[Jesus] sent ahead of him in pairs to every town and place he intended to visit. (Lk 10:1-12, 17-20)
My brothers and sisters, can you imagine being one of the 72 sent by Jesus? Picture what it would mean to go ahead of Jesus and bear witness to the Good News that He would be coming to preach, heal and deliver the people in the towns and villages on the way to Jerusalem!
Day after day, these followers listened to teachings. They saw the miracles that He performed and believed that He was indeed the Son of God, the Messiah.
Now, the disciples were being sent out quickly - not to dawdle, meet, greet or chit chat along the way. As Jesus sent them, He instructed them to pray, "… ask the Lord of the harvest to send out laborers for his harvest." These followers were given directions as to how they were to conduct themselves when they arrived in the various places: "whatever city you enter and they welcome you, eat what is placed before you" (Lk 10:7).

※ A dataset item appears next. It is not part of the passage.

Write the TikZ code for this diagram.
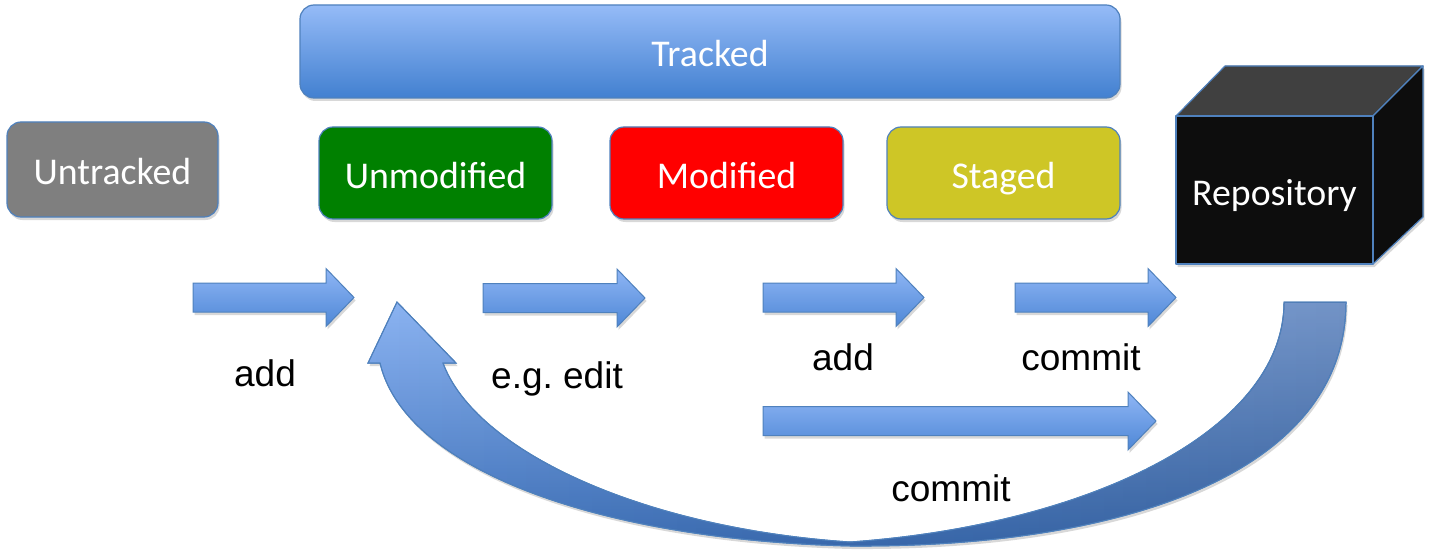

When the disciples returned, Jesus listened to their effervescent accounts of their ministry experiences. He urged them to be humble and "not rejoice because the spirits are subject to you but rejoice because your names are written in heaven" (Lk. 10:20).

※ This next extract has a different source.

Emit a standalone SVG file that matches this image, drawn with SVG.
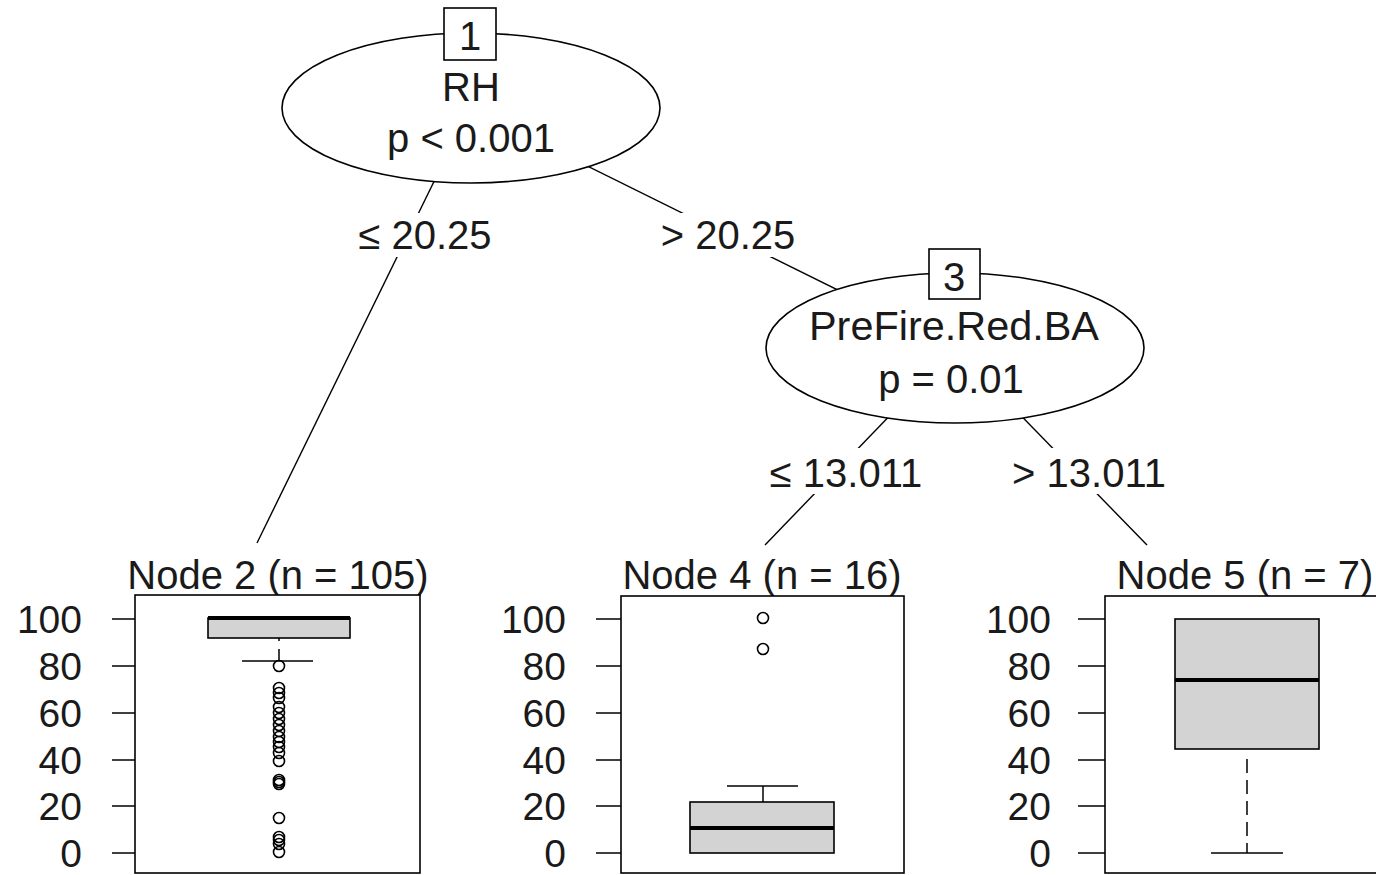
<svg xmlns="http://www.w3.org/2000/svg" width="1376" height="875" viewBox="0 0 1376 875">
<style>
text{font-family:"Liberation Sans",Arial,sans-serif;fill:#1a1a1a;}
.t{font-size:40px;text-anchor:middle;}
.ax{font-size:39px;text-anchor:end;}
.ln{stroke:#000;stroke-width:1.4;fill:none;}
.ell{fill:#fff;stroke:#000;stroke-width:1.6;}
.idbox{fill:#fff;stroke:#000;stroke-width:1.6;}
.lab{fill:#fff;stroke:none;}
.panel{fill:#fff;stroke:#000;stroke-width:1.6;}
.bx{fill:#d3d3d3;stroke:#000;stroke-width:1.6;}
.med{stroke:#000;stroke-width:4;}
.wh{stroke:#000;stroke-width:1.5;fill:none;}
.dash{stroke:#000;stroke-width:1.5;stroke-dasharray:14 7;fill:none;}
.out{fill:none;stroke:#000;stroke-width:1.6;}
</style>
<rect width="1376" height="875" fill="#fff"/>
<g id="edges">
<line class="ln" x1="470" y1="108" x2="257" y2="543"/>
<line class="ln" x1="470" y1="108" x2="955" y2="348"/>
<line class="ln" x1="955" y1="348" x2="765" y2="545"/>
<line class="ln" x1="955" y1="348" x2="1147" y2="545"/>
</g>
<g id="node1">
<ellipse class="ell" cx="471" cy="108" rx="189" ry="75"/>
<rect class="idbox" x="444" y="8" width="52" height="52"/>
<text class="t" x="470" y="50">1</text>
<text class="t" x="471" y="101">RH</text>
<text class="t" x="471" y="152">p &lt; 0.001</text>
</g>
<g id="node3">
<ellipse class="ell" cx="955" cy="348" rx="189" ry="75"/>
<rect class="idbox" x="929" y="249" width="51" height="50"/>
<text class="t" x="954" y="291">3</text>
<text class="t" x="954" y="340" textLength="290" lengthAdjust="spacingAndGlyphs">PreFire.Red.BA</text>
<text class="t" x="951" y="393">p = 0.01</text>
</g>
<g id="edge-labels">
<rect class="lab" x="354" y="213" width="142" height="44"/>
<text class="t" x="425" y="249">≤ 20.25</text>
<rect class="lab" x="657" y="213" width="142" height="44"/>
<text class="t" x="728" y="249">&gt; 20.25</text>
<rect class="lab" x="764" y="448" width="164" height="46"/>
<text class="t" x="846" y="487">≤ 13.011</text>
<rect class="lab" x="1007" y="448" width="164" height="46"/>
<text class="t" x="1089" y="487">&gt; 13.011</text>
</g>
<g id="node2">
<text class="t" x="278" y="589">Node 2 (n = 105)</text>
<rect class="panel" x="135" y="595" width="285" height="278"/>
<g class="wh">
<line x1="112" y1="619" x2="135" y2="619"/><line x1="112" y1="666" x2="135" y2="666"/><line x1="112" y1="713" x2="135" y2="713"/><line x1="112" y1="760" x2="135" y2="760"/><line x1="112" y1="806" x2="135" y2="806"/><line x1="112" y1="853" x2="135" y2="853"/>
</g>
<text class="ax" x="82" y="633">100</text><text class="ax" x="82" y="680">80</text><text class="ax" x="82" y="727">60</text><text class="ax" x="82" y="774">40</text><text class="ax" x="82" y="820">20</text><text class="ax" x="82" y="867">0</text>
<line class="wh" x1="279" y1="661" x2="279" y2="638" style="stroke-dasharray:12 8"/>
<line class="wh" x1="242" y1="661" x2="313" y2="661"/>
<rect class="bx" x="208" y="618" width="142" height="20"/>
<line class="med" x1="208" y1="618" x2="350" y2="618"/>
<g class="out">
<circle cx="279" cy="666" r="5.5"/><circle cx="279" cy="688" r="5.5"/><circle cx="279" cy="693" r="5.5"/><circle cx="279" cy="698" r="5.5"/><circle cx="279" cy="707" r="5.5"/><circle cx="279" cy="713" r="5.5"/><circle cx="279" cy="719" r="5.5"/><circle cx="279" cy="725" r="5.5"/><circle cx="279" cy="731" r="5.5"/><circle cx="279" cy="737" r="5.5"/><circle cx="279" cy="742" r="5.5"/><circle cx="279" cy="747" r="5.5"/><circle cx="279" cy="753" r="5.5"/><circle cx="279" cy="761" r="5.5"/><circle cx="279" cy="780" r="5.5"/><circle cx="279" cy="782" r="5.5"/><circle cx="279" cy="784" r="5.5"/><circle cx="279" cy="818" r="5.5"/><circle cx="279" cy="837" r="5.5"/><circle cx="279" cy="840" r="5.5"/><circle cx="279" cy="844" r="5.5"/><circle cx="279" cy="852" r="5.5"/>
</g>
</g>
<g id="node4">
<text class="t" x="762" y="589">Node 4 (n = 16)</text>
<rect class="panel" x="621" y="596" width="283" height="277"/>
<g class="wh">
<line x1="596" y1="619" x2="621" y2="619"/><line x1="596" y1="666" x2="621" y2="666"/><line x1="596" y1="713" x2="621" y2="713"/><line x1="596" y1="760" x2="621" y2="760"/><line x1="596" y1="806" x2="621" y2="806"/><line x1="596" y1="853" x2="621" y2="853"/>
</g>
<text class="ax" x="566" y="633">100</text><text class="ax" x="566" y="680">80</text><text class="ax" x="566" y="727">60</text><text class="ax" x="566" y="774">40</text><text class="ax" x="566" y="820">20</text><text class="ax" x="566" y="867">0</text>
<line class="wh" x1="763" y1="786" x2="763" y2="802"/>
<line class="wh" x1="727" y1="786" x2="798" y2="786"/>
<rect class="bx" x="690" y="802" width="144" height="51"/>
<line class="med" x1="690" y1="828" x2="834" y2="828"/>
<g class="out"><circle cx="763" cy="618" r="5.5"/><circle cx="763" cy="649" r="5.5"/></g>
</g>
<g id="node5">
<text class="t" x="1245" y="589">Node 5 (n = 7)</text>
<rect class="panel" x="1105" y="596" width="290" height="277"/>
<g class="wh">
<line x1="1078" y1="619" x2="1105" y2="619"/><line x1="1078" y1="666" x2="1105" y2="666"/><line x1="1078" y1="713" x2="1105" y2="713"/><line x1="1078" y1="760" x2="1105" y2="760"/><line x1="1078" y1="806" x2="1105" y2="806"/><line x1="1078" y1="853" x2="1105" y2="853"/>
</g>
<text class="ax" x="1051" y="633">100</text><text class="ax" x="1051" y="680">80</text><text class="ax" x="1051" y="727">60</text><text class="ax" x="1051" y="774">40</text><text class="ax" x="1051" y="820">20</text><text class="ax" x="1051" y="867">0</text>
<line class="dash" x1="1247" y1="853" x2="1247" y2="756" style="stroke-dashoffset:4"/>
<line class="wh" x1="1211" y1="853" x2="1283" y2="853"/>
<rect class="bx" x="1175" y="619" width="144" height="130"/>
<line class="med" x1="1175" y1="680" x2="1319" y2="680"/>
</g>
</svg>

Today, we too, are being sent by Jesus. Like the 72, we are to proclaim the Good News that "The Kingdom of God is at hand…" (Lk 10:8) as disciples, who are part of His Church.
Jesus tells us as He told the followers that there would be joy, yet there would also be challenges, rejection, and indifference. Even so, we ought not to be discouraged when we encounter these things. As the Epistle of James teaches, "Consider it all joy, my brothers, when you encounter various trials, for you know that the testing of your faith produces perseverance" (Ja. 1:2-3). So we must "shake the dust off our feet and continue on" (Lk 10:11).

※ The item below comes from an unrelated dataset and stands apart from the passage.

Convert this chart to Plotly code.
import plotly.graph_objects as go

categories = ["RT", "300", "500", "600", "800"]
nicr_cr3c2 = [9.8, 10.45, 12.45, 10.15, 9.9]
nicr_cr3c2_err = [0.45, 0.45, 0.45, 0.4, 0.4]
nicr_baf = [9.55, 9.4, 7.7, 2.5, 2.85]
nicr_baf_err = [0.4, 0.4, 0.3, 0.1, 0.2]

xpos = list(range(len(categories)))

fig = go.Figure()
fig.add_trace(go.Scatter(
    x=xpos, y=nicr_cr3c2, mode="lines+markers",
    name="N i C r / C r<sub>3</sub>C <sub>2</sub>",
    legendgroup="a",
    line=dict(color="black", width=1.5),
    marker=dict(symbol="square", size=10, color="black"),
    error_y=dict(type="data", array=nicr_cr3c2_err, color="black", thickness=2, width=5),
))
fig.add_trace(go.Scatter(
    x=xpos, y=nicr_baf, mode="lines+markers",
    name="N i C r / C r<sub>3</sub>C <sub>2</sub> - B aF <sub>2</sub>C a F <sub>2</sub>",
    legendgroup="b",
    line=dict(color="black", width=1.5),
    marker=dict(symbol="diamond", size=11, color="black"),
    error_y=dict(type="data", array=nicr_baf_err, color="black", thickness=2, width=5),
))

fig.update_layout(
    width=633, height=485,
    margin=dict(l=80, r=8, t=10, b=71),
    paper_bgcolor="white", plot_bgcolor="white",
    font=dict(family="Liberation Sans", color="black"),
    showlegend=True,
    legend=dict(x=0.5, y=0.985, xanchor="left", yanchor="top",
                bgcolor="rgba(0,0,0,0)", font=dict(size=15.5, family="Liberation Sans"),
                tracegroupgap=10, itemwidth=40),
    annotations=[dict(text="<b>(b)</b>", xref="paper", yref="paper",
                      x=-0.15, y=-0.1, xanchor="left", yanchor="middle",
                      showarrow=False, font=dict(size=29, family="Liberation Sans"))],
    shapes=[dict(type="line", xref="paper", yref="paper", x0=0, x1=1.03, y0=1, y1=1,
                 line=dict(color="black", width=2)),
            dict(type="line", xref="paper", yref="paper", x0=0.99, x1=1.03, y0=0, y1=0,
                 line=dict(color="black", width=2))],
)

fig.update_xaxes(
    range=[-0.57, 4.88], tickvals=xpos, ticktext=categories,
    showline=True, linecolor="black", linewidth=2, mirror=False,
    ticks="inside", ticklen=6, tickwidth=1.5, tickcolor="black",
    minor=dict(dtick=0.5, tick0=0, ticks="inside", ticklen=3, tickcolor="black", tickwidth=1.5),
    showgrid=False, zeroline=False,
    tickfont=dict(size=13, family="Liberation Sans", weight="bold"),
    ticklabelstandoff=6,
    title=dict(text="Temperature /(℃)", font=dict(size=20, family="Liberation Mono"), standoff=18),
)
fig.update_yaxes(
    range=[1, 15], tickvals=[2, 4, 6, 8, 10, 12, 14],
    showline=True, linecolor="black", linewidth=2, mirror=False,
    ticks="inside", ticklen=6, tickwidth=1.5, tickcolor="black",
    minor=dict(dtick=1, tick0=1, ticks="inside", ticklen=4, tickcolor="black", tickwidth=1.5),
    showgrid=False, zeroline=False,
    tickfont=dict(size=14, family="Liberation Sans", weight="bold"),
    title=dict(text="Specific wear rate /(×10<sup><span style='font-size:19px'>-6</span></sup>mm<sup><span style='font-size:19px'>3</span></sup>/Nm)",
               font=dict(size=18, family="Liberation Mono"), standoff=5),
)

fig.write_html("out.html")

The National Black Catholic Congress XII will be held from July 20, 2023 -July 24, 2023, in Oxon Hill, MD. Since reconvening in 1987, delegates from dioceses throughout the United States have gathered every five years to pray and attend enculturated liturgies, seminars, and sessions that focus on issues of concern within the Black Catholic community. At each gathering, as a community, we prioritized goals to help guide and inform ministry to Black Catholics.
Attending Congress next year will be an opportunity for us as Black Catholics to pray, worship, attend liturgies and foster a deeper understanding of our faith, and who we are as Catholics. It will also be a time to prepare our hearts, minds, and souls to be missionary disciples to go forth rejoicing as we share what we have seen and heard at Congress. The message from Jesus, the Lord of the Harvest, to our communities is that we pray for "laborers for his harvest."
At Congress, I look forward to our Black Catholic Shepherds encouraging us to actively live out the Gospel. I hope to attend faith formation sessions focusing on accompanying youth and young adults. I also want to experience presentations delving into Black Lives Matter led by priests, deacons, women in religious life, catechists, and theologians. We need teachings to build compassionate communities that support women and families facing poverty, and affirm the dignity of everyone at every stage, in every circumstance of life, from a Black Catholic perspective. I am also looking forward to praising and worshiping the Lord together with thousands of you. Until we are able to greet each other at Congress next year, "Let the peace of Christ control your hearts; let the word of Christ dwell in you richly" (Col 3:15a, 16a).
The theme for the 2023 NBCC Congress XIII is...
"Write the Vision: A Prophetic Call to Thrive."
This is based on the book of Habakkuk 2:2-4.